Chambers's Encyclopaedia, Volume 3: Catarrh to Dion, p. 403

Condillac, ÉTIENNE BONNOT DE MABLY DE, philosopher, was born of a noble family at Grenoble, 30th September 1715. His life was uneventful. As a child his delicate health delayed his progress in education; but in youth he numbered among his friends Rousseau, Diderot, Duclos, &c. Many of his works were composed for his pupil, the Duke of Parma, grandson of Louis XIV.; and he was titular Abbé de Mureaux. He was chosen a member of the French Academy of Sciences in 1768. He died on his estate of Flux, near Beaugency, on August 3, 1780.

A great part of the Essai sur l'Origine des Connaissances Humaines (1746), and nearly all the Traité des Systèmes (1749), are occupied with a polemic against innate ideas and abstract systems. He expounds his analytic method in the Logique (1780) and the Art de Raisonner (part of the Cours d'Études, in 13 vols. 1755). The Langue des Cæcils appeared in 1798.

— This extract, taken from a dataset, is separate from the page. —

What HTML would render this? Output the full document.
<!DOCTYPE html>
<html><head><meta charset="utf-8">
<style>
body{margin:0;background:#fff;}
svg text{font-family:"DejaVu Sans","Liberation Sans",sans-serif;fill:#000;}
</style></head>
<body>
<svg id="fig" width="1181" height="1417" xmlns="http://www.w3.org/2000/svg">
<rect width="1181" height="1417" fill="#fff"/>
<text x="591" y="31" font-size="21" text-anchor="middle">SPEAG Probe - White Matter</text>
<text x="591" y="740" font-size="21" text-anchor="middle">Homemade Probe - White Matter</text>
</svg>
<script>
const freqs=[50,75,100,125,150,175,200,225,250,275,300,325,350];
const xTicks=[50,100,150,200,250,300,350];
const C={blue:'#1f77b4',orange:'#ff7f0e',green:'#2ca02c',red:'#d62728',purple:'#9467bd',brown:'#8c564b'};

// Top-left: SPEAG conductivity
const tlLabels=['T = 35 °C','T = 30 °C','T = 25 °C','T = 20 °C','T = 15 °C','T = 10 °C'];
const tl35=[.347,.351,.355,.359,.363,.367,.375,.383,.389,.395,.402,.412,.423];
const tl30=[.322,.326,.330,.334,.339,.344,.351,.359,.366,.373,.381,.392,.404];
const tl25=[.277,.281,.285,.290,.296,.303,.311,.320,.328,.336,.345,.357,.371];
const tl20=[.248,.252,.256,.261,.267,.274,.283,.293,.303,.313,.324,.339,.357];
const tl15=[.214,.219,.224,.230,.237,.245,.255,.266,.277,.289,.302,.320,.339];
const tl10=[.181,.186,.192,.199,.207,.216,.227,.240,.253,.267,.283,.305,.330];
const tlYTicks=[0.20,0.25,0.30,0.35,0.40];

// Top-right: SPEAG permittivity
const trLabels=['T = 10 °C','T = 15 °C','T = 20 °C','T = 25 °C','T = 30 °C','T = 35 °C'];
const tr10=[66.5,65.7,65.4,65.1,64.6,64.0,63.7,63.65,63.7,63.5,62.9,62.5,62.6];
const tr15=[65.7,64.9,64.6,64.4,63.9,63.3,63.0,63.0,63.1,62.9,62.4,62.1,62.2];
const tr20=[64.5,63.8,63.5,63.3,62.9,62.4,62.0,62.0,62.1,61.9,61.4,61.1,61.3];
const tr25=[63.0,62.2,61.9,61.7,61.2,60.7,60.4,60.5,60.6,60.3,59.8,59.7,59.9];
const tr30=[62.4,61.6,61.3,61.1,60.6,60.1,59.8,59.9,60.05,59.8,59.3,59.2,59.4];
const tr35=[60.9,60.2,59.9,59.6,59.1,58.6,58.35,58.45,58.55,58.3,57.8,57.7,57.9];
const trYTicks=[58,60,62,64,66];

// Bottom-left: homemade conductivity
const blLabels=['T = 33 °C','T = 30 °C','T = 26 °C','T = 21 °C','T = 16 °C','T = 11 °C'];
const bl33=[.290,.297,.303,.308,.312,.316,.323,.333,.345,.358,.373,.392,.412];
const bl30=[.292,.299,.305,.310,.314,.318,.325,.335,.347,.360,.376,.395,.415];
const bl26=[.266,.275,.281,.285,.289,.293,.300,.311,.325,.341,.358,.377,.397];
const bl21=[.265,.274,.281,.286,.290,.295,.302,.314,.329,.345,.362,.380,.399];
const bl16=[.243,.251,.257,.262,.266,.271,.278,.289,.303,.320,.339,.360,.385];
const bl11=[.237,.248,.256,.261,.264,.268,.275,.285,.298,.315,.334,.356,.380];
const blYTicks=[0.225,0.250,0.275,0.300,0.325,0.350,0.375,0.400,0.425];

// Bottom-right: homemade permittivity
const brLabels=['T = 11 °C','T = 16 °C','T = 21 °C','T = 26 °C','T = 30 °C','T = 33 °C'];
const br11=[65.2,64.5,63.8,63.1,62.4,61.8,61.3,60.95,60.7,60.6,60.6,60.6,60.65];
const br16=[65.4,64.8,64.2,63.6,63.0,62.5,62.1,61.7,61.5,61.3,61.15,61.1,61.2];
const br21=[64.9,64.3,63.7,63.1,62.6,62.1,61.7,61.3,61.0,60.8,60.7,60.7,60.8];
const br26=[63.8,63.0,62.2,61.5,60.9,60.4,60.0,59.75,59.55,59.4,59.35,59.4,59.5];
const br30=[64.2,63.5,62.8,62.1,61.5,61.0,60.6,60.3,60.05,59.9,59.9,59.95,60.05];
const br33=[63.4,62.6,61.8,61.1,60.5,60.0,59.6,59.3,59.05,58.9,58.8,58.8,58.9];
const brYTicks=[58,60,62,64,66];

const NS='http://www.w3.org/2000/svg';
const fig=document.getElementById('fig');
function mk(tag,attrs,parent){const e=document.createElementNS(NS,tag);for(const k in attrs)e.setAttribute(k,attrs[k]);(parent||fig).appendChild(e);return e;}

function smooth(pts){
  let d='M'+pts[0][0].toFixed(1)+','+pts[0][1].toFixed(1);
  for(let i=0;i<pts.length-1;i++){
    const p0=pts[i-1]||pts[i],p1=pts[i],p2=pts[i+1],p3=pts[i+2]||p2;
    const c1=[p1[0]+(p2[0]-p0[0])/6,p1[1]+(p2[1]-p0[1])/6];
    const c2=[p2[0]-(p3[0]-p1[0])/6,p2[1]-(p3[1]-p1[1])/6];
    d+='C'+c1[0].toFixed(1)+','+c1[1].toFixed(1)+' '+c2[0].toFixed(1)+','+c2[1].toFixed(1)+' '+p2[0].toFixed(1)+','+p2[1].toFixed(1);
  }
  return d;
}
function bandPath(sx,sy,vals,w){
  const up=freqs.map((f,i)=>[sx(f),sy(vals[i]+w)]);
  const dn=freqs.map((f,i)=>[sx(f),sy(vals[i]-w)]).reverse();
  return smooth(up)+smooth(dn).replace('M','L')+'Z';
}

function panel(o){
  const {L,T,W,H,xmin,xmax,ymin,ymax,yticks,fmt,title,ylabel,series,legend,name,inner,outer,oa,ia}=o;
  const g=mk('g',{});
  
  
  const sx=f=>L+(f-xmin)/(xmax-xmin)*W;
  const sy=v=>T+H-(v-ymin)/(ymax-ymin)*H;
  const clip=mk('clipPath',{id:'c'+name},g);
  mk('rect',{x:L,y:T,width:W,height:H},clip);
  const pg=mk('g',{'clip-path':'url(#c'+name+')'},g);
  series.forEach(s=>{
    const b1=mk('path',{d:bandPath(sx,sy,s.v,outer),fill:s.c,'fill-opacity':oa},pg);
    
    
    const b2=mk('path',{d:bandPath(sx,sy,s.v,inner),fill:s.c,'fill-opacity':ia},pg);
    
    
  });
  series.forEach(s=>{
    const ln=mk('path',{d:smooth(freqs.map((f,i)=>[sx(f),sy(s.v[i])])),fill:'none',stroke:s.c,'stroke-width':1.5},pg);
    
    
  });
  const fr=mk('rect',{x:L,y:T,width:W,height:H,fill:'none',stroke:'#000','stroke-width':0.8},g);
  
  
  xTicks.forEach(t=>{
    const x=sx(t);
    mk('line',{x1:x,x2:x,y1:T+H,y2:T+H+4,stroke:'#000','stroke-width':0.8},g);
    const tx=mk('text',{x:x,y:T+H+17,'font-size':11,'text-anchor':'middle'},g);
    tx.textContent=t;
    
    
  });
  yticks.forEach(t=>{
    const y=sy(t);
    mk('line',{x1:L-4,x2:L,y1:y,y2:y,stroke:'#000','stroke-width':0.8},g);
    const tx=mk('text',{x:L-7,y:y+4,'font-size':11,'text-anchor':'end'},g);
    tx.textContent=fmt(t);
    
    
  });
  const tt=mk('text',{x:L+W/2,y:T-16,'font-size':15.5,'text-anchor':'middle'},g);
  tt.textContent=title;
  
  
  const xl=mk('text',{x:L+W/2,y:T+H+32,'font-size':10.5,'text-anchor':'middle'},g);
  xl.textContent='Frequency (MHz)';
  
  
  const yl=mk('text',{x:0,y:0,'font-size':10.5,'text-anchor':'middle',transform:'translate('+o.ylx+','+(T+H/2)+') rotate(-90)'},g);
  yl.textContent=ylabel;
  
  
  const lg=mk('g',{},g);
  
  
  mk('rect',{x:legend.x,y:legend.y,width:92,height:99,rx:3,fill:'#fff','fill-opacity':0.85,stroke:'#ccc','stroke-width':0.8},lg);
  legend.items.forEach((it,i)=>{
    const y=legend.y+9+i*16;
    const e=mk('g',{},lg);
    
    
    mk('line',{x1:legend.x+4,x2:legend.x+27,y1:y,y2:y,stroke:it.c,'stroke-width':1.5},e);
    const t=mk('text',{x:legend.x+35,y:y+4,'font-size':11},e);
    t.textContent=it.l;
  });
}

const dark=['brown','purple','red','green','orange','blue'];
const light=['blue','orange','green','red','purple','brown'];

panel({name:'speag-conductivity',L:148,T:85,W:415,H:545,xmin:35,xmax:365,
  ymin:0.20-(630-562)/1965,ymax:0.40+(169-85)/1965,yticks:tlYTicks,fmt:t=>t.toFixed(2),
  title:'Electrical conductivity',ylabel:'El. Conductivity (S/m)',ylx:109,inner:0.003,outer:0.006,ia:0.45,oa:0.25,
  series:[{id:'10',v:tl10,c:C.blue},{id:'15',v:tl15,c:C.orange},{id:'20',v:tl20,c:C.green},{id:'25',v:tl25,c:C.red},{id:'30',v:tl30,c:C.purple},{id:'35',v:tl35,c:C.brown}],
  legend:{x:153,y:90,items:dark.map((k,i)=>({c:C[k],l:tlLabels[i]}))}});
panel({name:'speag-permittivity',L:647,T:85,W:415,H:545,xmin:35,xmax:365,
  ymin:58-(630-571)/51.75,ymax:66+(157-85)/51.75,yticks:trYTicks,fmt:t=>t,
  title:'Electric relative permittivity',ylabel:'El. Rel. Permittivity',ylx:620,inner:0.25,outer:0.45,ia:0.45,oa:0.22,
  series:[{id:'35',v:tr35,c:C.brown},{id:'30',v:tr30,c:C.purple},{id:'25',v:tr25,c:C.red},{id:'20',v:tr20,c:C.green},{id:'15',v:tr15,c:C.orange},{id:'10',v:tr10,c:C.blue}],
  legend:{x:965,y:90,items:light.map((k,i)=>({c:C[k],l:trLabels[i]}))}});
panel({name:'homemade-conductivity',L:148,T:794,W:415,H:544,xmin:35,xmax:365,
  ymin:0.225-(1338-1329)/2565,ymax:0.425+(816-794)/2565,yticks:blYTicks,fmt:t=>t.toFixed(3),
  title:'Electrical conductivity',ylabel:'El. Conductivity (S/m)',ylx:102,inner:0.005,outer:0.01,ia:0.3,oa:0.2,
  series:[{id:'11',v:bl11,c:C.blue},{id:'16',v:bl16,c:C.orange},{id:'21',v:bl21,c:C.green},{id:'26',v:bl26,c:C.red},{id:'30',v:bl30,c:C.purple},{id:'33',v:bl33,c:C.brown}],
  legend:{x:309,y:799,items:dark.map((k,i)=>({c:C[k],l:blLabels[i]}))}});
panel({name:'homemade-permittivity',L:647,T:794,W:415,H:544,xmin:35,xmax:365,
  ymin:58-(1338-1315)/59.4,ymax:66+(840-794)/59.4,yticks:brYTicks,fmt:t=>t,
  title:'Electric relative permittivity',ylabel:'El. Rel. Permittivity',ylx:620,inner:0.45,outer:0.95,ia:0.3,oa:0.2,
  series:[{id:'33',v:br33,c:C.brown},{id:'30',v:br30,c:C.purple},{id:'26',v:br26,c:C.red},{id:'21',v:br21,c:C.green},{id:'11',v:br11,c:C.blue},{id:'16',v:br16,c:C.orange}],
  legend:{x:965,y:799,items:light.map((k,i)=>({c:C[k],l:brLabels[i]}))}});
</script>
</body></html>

In the Traité des Sensations, Condillac uses his analytic method to solve the problem of the origin of our ideas and the formation of the mental faculties. He divided philosophical systems into three classes—(1) Abstract systems, (2) hypothesis, (3) the 'true' system of Locke, which rests on the facts of experience. But in confounding sensation and perception, and endeavouring to base all thought on sensation, he departed from Locke, and became the founder of Sensationalism. To Condillac all reasoning is only a variation of the form of expression. He held that all ideas and mental operations are only transformations of sensation. So he was compelled to put into the primary sensation all that he sought to develop out of it. His curious device of the statue, gradually endowed with the various senses and mental faculties, was for the purpose of isolating sensations. He substituted for the Cartesian test of truth his own criterion of identity. He recognised three kinds of evidence—of fact, of feeling, and of reason; and he affirmed that the same method of analysis is common to all the sciences. Unlike his scholars and followers, the encyclopædists Diderot, D'Alembert, Holbach, Condillac was not a materialist.

Le Commerce et le Gouvernement, published in 1776, treats economy as the science of exchanges, and has much influenced later economists. Condillac was a strong believer in Free Trade. The first of several editions of his Œuvres Complètes appeared in 1798. See monographs by Robert (Paris, 1869) and Réthori (1864), and Lewes's History of Philosophy.